Dataset excerpt -
#####
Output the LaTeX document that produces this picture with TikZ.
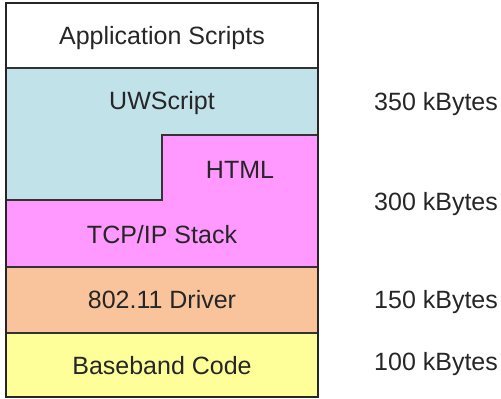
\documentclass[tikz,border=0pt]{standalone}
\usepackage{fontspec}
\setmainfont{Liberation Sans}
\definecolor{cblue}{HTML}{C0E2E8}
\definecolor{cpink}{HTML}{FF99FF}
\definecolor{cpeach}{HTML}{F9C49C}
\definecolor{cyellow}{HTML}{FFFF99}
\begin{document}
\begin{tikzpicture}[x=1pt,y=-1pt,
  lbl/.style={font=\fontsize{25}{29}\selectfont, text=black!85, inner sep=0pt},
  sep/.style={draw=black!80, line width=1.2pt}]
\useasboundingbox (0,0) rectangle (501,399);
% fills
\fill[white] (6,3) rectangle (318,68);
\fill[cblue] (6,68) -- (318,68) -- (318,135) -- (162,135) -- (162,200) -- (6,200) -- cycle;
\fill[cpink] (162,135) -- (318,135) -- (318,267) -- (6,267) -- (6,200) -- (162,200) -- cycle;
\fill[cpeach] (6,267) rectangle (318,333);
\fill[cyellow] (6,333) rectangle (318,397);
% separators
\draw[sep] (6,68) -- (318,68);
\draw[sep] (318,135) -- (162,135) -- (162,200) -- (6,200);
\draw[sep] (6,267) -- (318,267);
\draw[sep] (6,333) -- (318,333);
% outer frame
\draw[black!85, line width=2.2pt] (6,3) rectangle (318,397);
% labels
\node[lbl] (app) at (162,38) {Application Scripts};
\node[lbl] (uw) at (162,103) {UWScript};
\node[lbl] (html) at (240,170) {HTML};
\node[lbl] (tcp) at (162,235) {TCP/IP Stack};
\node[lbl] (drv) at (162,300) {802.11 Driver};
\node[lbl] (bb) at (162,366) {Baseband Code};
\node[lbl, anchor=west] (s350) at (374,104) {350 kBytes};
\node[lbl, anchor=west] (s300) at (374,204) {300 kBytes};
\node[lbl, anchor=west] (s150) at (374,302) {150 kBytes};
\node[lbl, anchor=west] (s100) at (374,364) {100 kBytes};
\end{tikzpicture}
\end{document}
#####
Requirement - Reproduce all of the data exactly; the pictures do not belong in the copy.

Result of this task -
Output the LaTeX document that produces this picture with TikZ.
\documentclass[tikz,border=0pt]{standalone}
\usepackage{fontspec}
\setmainfont{Liberation Sans}
\definecolor{cblue}{HTML}{C0E2E8}
\definecolor{cpink}{HTML}{FF99FF}
\definecolor{cpeach}{HTML}{F9C49C}
\definecolor{cyellow}{HTML}{FFFF99}
\begin{document}
\begin{tikzpicture}[x=1pt,y=-1pt,
  lbl/.style={font=\fontsize{25}{29}\selectfont, text=black!85, inner sep=0pt},
  sep/.style={draw=black!80, line width=1.2pt}]
\useasboundingbox (0,0) rectangle (501,399);
% fills
\fill[white] (6,3) rectangle (318,68);
\fill[cblue] (6,68) -- (318,68) -- (318,135) -- (162,135) -- (162,200) -- (6,200) -- cycle;
\fill[cpink] (162,135) -- (318,135) -- (318,267) -- (6,267) -- (6,200) -- (162,200) -- cycle;
\fill[cpeach] (6,267) rectangle (318,333);
\fill[cyellow] (6,333) rectangle (318,397);
% separators
\draw[sep] (6,68) -- (318,68);
\draw[sep] (318,135) -- (162,135) -- (162,200) -- (6,200);
\draw[sep] (6,267) -- (318,267);
\draw[sep] (6,333) -- (318,333);
% outer frame
\draw[black!85, line width=2.2pt] (6,3) rectangle (318,397);
% labels
\node[lbl] (app) at (162,38) {Application Scripts};
\node[lbl] (uw) at (162,103) {UWScript};
\node[lbl] (html) at (240,170) {HTML};
\node[lbl] (tcp) at (162,235) {TCP/IP Stack};
\node[lbl] (drv) at (162,300) {802.11 Driver};
\node[lbl] (bb) at (162,366) {Baseband Code};
\node[lbl, anchor=west] (s350) at (374,104) {350 kBytes};
\node[lbl, anchor=west] (s300) at (374,204) {300 kBytes};
\node[lbl, anchor=west] (s150) at (374,302) {150 kBytes};
\node[lbl, anchor=west] (s100) at (374,364) {100 kBytes};
\end{tikzpicture}
\end{document}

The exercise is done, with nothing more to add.